Gibt es irgendeinen Platz, den Sie unbedingt noch mal spielen wollen?
Wenn ich ehrlich bin, eigentlich nicht. Denn es liegt ja nicht am Platz, wie eine Runde wird, sondern an dir selber. Du kannst den tollsten Platz spielen, triffst keinen Ball und hast am Ende so einen Hals! Bei mir ist es so: Ich spiele einfach gerne Golf. Ich muss nicht irgendwo hinreisen, um sagen zu können „Ich hab Augusta gespielt!“ Ich spiele lieber daheim eine gute Runde, setze mich danach ans Clubhaus, esse etwas Schönes und trinke ein Glas Wein und genieße den Tag. Das macht mich immer wieder glücklich.
Gibt es denn einen Spieler, mit dem Sie gern mal ‘ne Runde drehen würden?
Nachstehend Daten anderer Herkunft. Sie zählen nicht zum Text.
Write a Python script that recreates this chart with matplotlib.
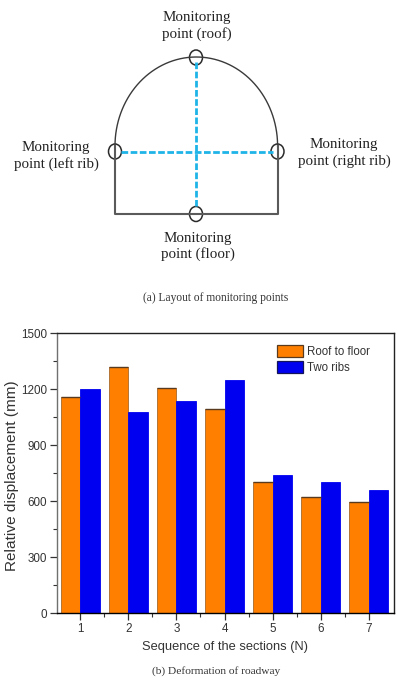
import numpy as np
from matplotlib import pyplot as plt
from matplotlib.patches import Ellipse

sections = [1, 2, 3, 4, 5, 6, 7]
roof_to_floor = [1157, 1320, 1209, 1096, 703, 624, 594]
two_ribs = [1201, 1080, 1135, 1251, 742, 703, 662]
y_ticks = [0, 300, 600, 900, 1200, 1500]

W, H = 398, 681
SERIF = 'Liberation Serif'
SANS = 'Liberation Sans'
CYAN = '#1fb4e8'

fig = plt.figure(figsize=(W / 100, H / 100), dpi=100)

# top part: sketch of the roadway, drawn in pixel coordinates
sk = fig.add_axes([0, 0, 1, 1])
sk.set_xlim(0, W)
sk.set_ylim(H, 0)
sk.axis('off')

t = np.linspace(np.pi, 2 * np.pi, 200)
sk.plot(196.3 + 81.3 * np.cos(t), 146 + 89 * np.sin(t), color='#3a3a3a', lw=1.0)
sk.plot([115, 115, 277.7, 277.7], [146, 214, 214, 146], color='#5a5a5a', lw=1.5)
sk.plot([196.3, 196.3], [62, 206], color=CYAN, lw=2, ls=(0, (2.4, 0.9)))
sk.plot([121, 273], [151.7, 151.7], color=CYAN, lw=2, ls=(0, (2.4, 0.9)))

for cx, cy in [(196, 57.5), (115, 151.5), (277.5, 151.5), (196, 214)]:
    sk.add_patch(Ellipse((cx, cy), 13, 15, fill=False, ec='#2a2a2a', lw=1.1))

labels = [
    (197, 26, 'Monitoring\npoint (roof)'),
    (56, 156, 'Monitoring\npoint (left rib)'),
    (344, 153, 'Monitoring\npoint (right rib)'),
    (198, 246.5, 'Monitoring\npoint (floor)'),
]
for x, y, s in labels:
    sk.text(x, y, s, family=SERIF, fontsize=10.8, color='#222222', ha='center',
            va='center', linespacing=1.25)
sk.text(215.5, 298, '(a) Layout of monitoring points', family=SERIF, fontsize=8.3,
        color='#333333', ha='center', va='center')
sk.text(216, 671, '(b) Deformation of roadway', family=SERIF, fontsize=8.2,
        color='#333333', ha='center', va='center')

# bottom part: bar chart
left, right, top, bottom = 57, 394, 333.3, 613
ax = fig.add_axes([left / W, 1 - bottom / H, (right - left) / W, (bottom - top) / H])
x = np.array(sections)
width = 0.4
ax.bar(x - width / 2, roof_to_floor, width, color='#ff8000', edgecolor='#a8682a',
       linewidth=0.6, label='Roof to floor')
ax.bar(x + width / 2, two_ribs, width, color='#0000f0', edgecolor='#0000f0',
       linewidth=0.6, label='Two ribs')
# only the top of the orange bars is really dark
ax.hlines(roof_to_floor, x - width, x, color='#5a3a1e', lw=1.0)

ax.set_xlim(0.515, 7.526)
ax.set_ylim(0, 1500)
ax.set_xticks(sections)
ax.set_xticks(x[:-1] + 0.5, minor=True)
ax.set_yticks(y_ticks)
ax.set_yticks(np.array(y_ticks[:-1]) + 150, minor=True)
ax.tick_params(which='major', length=5, width=0.9, labelsize=8.4, colors='#333333')
ax.tick_params(which='minor', length=3, width=0.8, colors='#333333')
ax.tick_params(axis='x', which='major', pad=2)
ax.tick_params(axis='y', which='major', pad=2)
for lab in ax.get_xticklabels() + ax.get_yticklabels():
    lab.set_family(SANS)
for s in ax.spines.values():
    s.set_linewidth(1.0)
    s.set_color('#222222')
ax.spines['left'].set_color('#707070')
ax.spines['bottom'].set_color('#000000')

ax.set_xlabel('Sequence of the sections (N)', family=SANS, fontsize=9.3, color='#333333')
ax.xaxis.set_label_coords((224.5 - left) / (right - left), -(647 - bottom) / (bottom - top),
                          transform=ax.transAxes)
ax.xaxis.label.set_va('center')
ax.set_ylabel('Relative displacement (mm)', family=SANS, fontsize=11.1, color='#333333')
ax.yaxis.set_label_coords(-(left - 12) / (right - left), (bottom - 476) / (bottom - top),
                          transform=ax.transAxes)
ax.yaxis.label.set_va('center')
leg = ax.legend(loc='upper left', bbox_to_anchor=(0.654, 0.958), frameon=False, borderpad=0,
                borderaxespad=0, handlelength=2.2, handleheight=1.25, labelspacing=0.22,
                handletextpad=0.35, labelcolor='#333333', prop={'family': SANS, 'size': 8.3})
for h, c in zip(leg.legend_handles, ['#5a3a1e', '#14145a']):
    h.set_edgecolor(c)
    h.set_linewidth(0.9)

fig.savefig('out.png', dpi=100)
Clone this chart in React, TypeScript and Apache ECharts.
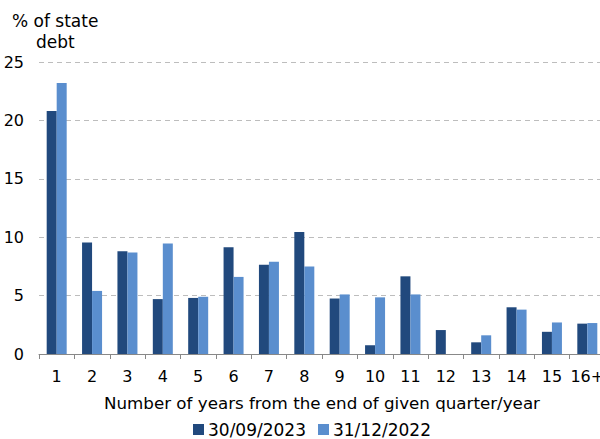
import React, { useEffect, useRef } from "react";
import * as echarts from "echarts";

const categories = ["1", "2", "3", "4", "5", "6", "7", "8", "9", "10", "11", "12", "13", "14", "15", "16+"];
const series2023 = [20.8, 9.55, 8.8, 4.7, 4.8, 9.15, 7.65, 10.45, 4.75, 0.75, 6.65, 2.05, 1.0, 4.0, 1.9, 2.6];
const series2022 = [23.2, 5.4, 8.7, 9.45, 4.9, 6.6, 7.9, 7.5, 5.1, 4.85, 5.1, 0, 1.6, 3.8, 2.7, 2.65];
const seriesNames = ["30/09/2023", "31/12/2022"];
const yTicks = { min: 0, max: 25, interval: 5 };

const FONT = "DejaVu Sans, Verdana, sans-serif";

export default function App() {
  const ref = useRef<HTMLDivElement>(null);
  useEffect(() => {
    if (!ref.current) return;
    const chart = echarts.init(ref.current, null, { renderer: "svg" });
    chart.setOption({
      animation: false,
      textStyle: { fontFamily: FONT },
      grid: { left: 39, right: -5, top: 62, bottom: 85, containLabel: false, outerBoundsMode: "none" },
      legend: {
        top: 421,
        left: 193,
        itemWidth: 11,
        itemHeight: 11,
        itemGap: 12,
        icon: "rect",
        padding: 0,
        textStyle: { fontFamily: FONT, fontSize: 17, color: "#000", padding: [0, 0, 0, -1] },
        data: seriesNames,
      },
      graphic: [
        {
          type: "text",
          left: 12,
          top: 12,
          style: { text: "% of state", font: `17px ${FONT}`, fill: "#000" },
        },
        {
          type: "text",
          left: 36,
          top: 33,
          style: { text: "debt", font: `17px ${FONT}`, fill: "#000" },
        },
      ],
      xAxis: {
        type: "category",
        data: categories,
        name: "Number of years from the end of given quarter/year",
        nameLocation: "middle",
        nameGap: 40,
        nameTextStyle: { fontFamily: FONT, fontSize: 16.7, color: "#000" },
        axisLine: { lineStyle: { color: "#888", width: 1 } },
        axisTick: { show: true, length: 5, lineStyle: { color: "#888" } },
        axisLabel: { color: "#000", fontSize: 16, fontFamily: FONT, margin: 14, interval: 0 },
      },
      yAxis: {
        type: "value",
        min: yTicks.min,
        max: yTicks.max,
        interval: yTicks.interval,
        axisLine: { show: false },
        axisTick: { show: false },
        axisLabel: { color: "#000", fontSize: 16, fontFamily: FONT, margin: 15 },
        splitLine: { lineStyle: { color: "#bdbdbd", type: [5, 4], width: 1 } },
      },
      series: [
        {
          name: seriesNames[0],
          type: "bar",
          data: series2023,
          barWidth: 10,
          barGap: "0%",
          itemStyle: { color: "#21497D" },
        },
        {
          name: seriesNames[1],
          type: "bar",
          data: series2022,
          barWidth: 10,
          barGap: "0%",
          itemStyle: { color: "#5A8ECE" },
        },
      ],
    });
    return () => chart.dispose();
  }, []);
  return (
    <div
      ref={ref}
      style={{ position: "fixed", left: 0, top: 0, width: 600, height: 439, background: "#fff" }}
    />
  );
}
Auch das nicht wirklich. Ich hatte ja bereits das Vergnügen, mit guten Leuten zu spielen. Mit Sophia Popov zum Beispiel. Aber auch mit Alex Cejka bin ich gut befreundet. Und dann ist ja immer noch die Frage, wie die Leute dann drauf sind: Ob sie Spaß am Spiel haben, oder in ihrem Tunnel sind und um sich herum gar nichts mitkriegen. Ich habe zum Beispiel mal mit Lee Westwood gespielt: Der war so fokussiert, der hat auf der ganzen Runde kein Wort gesprochen… Was ich natürlich sehr schade fand. Aber so hat halt jeder seine Art, auf die Runde zu gehen.
Was ist Ihr Golf-Motto?
Golf ist einfach ein mega-geiler Sport!